Carranza emphasized that relying on one test was out of step with admissions to other elite institutions. “If you’re applying to Harvard today, you would not be admitted based on a test score,” Carranza said. “It’s multiple measures.” (He might have chosen a different school to cite as an example: Harvard University is being sued by a group that says the school discriminates against Asian-American applicants.)

The mayor’s plan does have a basis in research. A study by Sean P. Corcoran, an associate professor of economics and education policy at New York University’s Steinhardt School, examined six strategies to diversify the specialized schools and found that taking students from every middle school was the only one that had a large effect on demographics. It also found that plan would lower the academic performance of admitted students, a key argument of those in favor of retaining the test. But a similar study, by Lazar Treschan at the Community Service Society, which included a minimum academic standard applicants must achieve, found no such diminution.

The city’s proposal also includes an academic minimum. Students must be among the top 25 percent of performers citywide. An Education Department spokesman said the city’s projection found that students admitted under its proposed model would have the same grades as current specialized students, and that their state test scores would be virtually unchanged.

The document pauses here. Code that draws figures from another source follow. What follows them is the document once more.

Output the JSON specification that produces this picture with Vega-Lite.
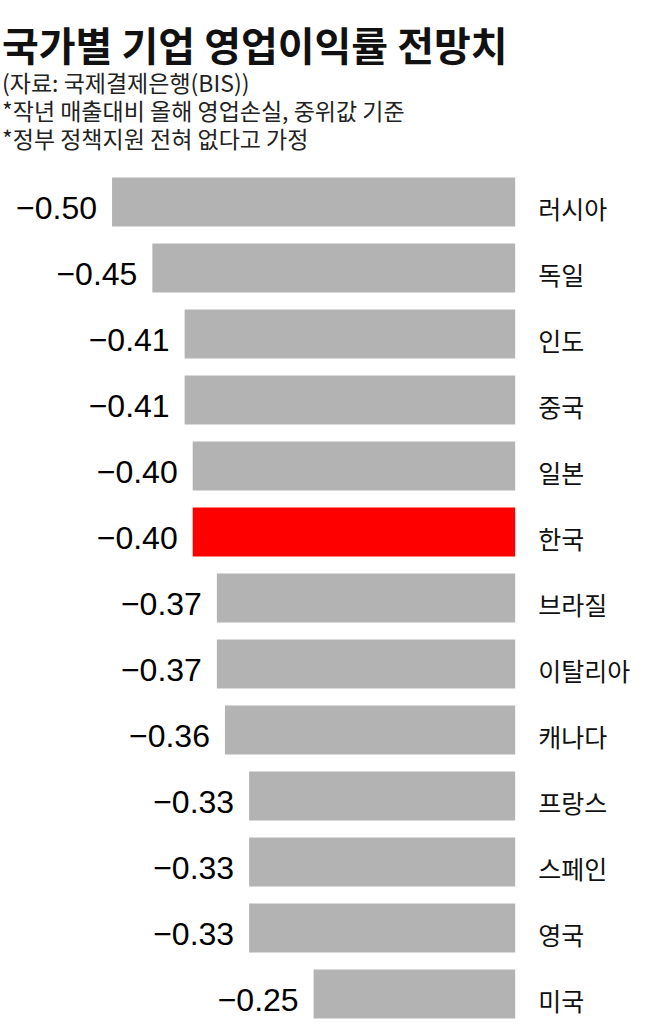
{
  "$schema": "https://vega.github.io/schema/vega-lite/v6.json",
  "width": 649,
  "height": 850,
  "autosize": {"type": "none"},
  "padding": {"top": 173, "left": 0, "right": 0, "bottom": 0},
  "background": "white",
  "title": {
    "text": "국가별 기업 영업이익률 전망치",
    "subtitle": ["(자료: 국제결제은행(BIS))", " *작년 매출대비 올해 영업손실, 중위값 기준", " *정부 정책지원 전혀 없다고 가정"],
    "anchor": "start",
    "frame": "group",
    "offset": 20,
    "dx": 2,
    "font": "Noto Sans CJK KR",
    "fontSize": 40,
    "fontWeight": "bold",
    "color": "#111",
    "subtitleFont": "Noto Sans CJK KR",
    "subtitleFontSize": 23,
    "subtitleColor": "#222",
    "subtitleLineHeight": 28,
    "subtitlePadding": 5
  },
  "data": {
    "values": [
      {"country": "러시아", "value": -0.50},
      {"country": "독일", "value": -0.45},
      {"country": "인도", "value": -0.41},
      {"country": "중국", "value": -0.41},
      {"country": "일본", "value": -0.40},
      {"country": "한국", "value": -0.40},
      {"country": "브라질", "value": -0.37},
      {"country": "이탈리아", "value": -0.37},
      {"country": "캐나다", "value": -0.36},
      {"country": "프랑스", "value": -0.33},
      {"country": "스페인", "value": -0.33},
      {"country": "영국", "value": -0.33},
      {"country": "미국", "value": -0.25}
    ]
  },
  "encoding": {
    "y": {
      "field": "country",
      "type": "nominal",
      "sort": null,
      "axis": null,
      "scale": {"paddingInner": 0.26, "paddingOuter": 0.07}
    }
  },
  "layer": [
    {
      "mark": {"type": "bar"},
      "encoding": {
        "x": {
          "field": "value",
          "type": "quantitative",
          "scale": {"domain": [-0.639, 0.166], "nice": false, "zero": true},
          "axis": null
        },
        "color": {
          "condition": {"test": "datum.country === '한국'", "value": "#ff0000"},
          "value": "#b3b3b3"
        }
      }
    },
    {
      "mark": {
        "type": "text",
        "align": "right",
        "baseline": "alphabetic",
        "dx": -15,
        "dy": 17,
        "font": "Liberation Sans",
        "fontSize": 32,
        "color": "#000"
      },
      "encoding": {
        "x": {"field": "value", "type": "quantitative"},
        "text": {"field": "value", "type": "quantitative", "format": ".2f"}
      }
    },
    {
      "mark": {
        "type": "text",
        "align": "left",
        "baseline": "alphabetic",
        "dx": 23,
        "dy": 17,
        "font": "Noto Sans CJK KR",
        "fontSize": 25,
        "color": "#111"
      },
      "encoding": {
        "x": {"datum": 0, "type": "quantitative"},
        "text": {"field": "country"},
        "fontWeight": {
          "condition": {"test": "datum.country === '한국'", "value": "bold"},
          "value": "normal"
        }
      }
    }
  ],
  "config": {"view": {"stroke": null}}
}
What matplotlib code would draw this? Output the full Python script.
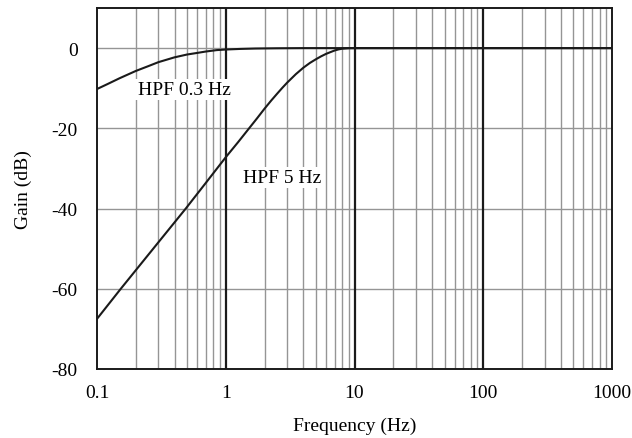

The specialized schools carry enormous symbolic weight in the city, and a seat in one of them is seen as a glittering prize. They are among the most distinguished schools in the city, some on par with elite and expensive private schools, and they offer a real pathway out of the working class for many families.

Nonetheless, their effect is actually quite narrow. Of the more than 300,000 high school students citywide, just 16,000 attend these schools. And there are many other schools that screen students academically, like Eleanor Roosevelt High School in Manhattan, where just 16 percent of students are black or Hispanic. Sixty-four percent of the students there are white, and just 21 percent of its students are poor.

Changing admissions at schools like Eleanor Roosevelt would make more sense, argued some opponents of the plan. “Why go to Albany on three schools,” said Kim, “when you can fix those schools right now.”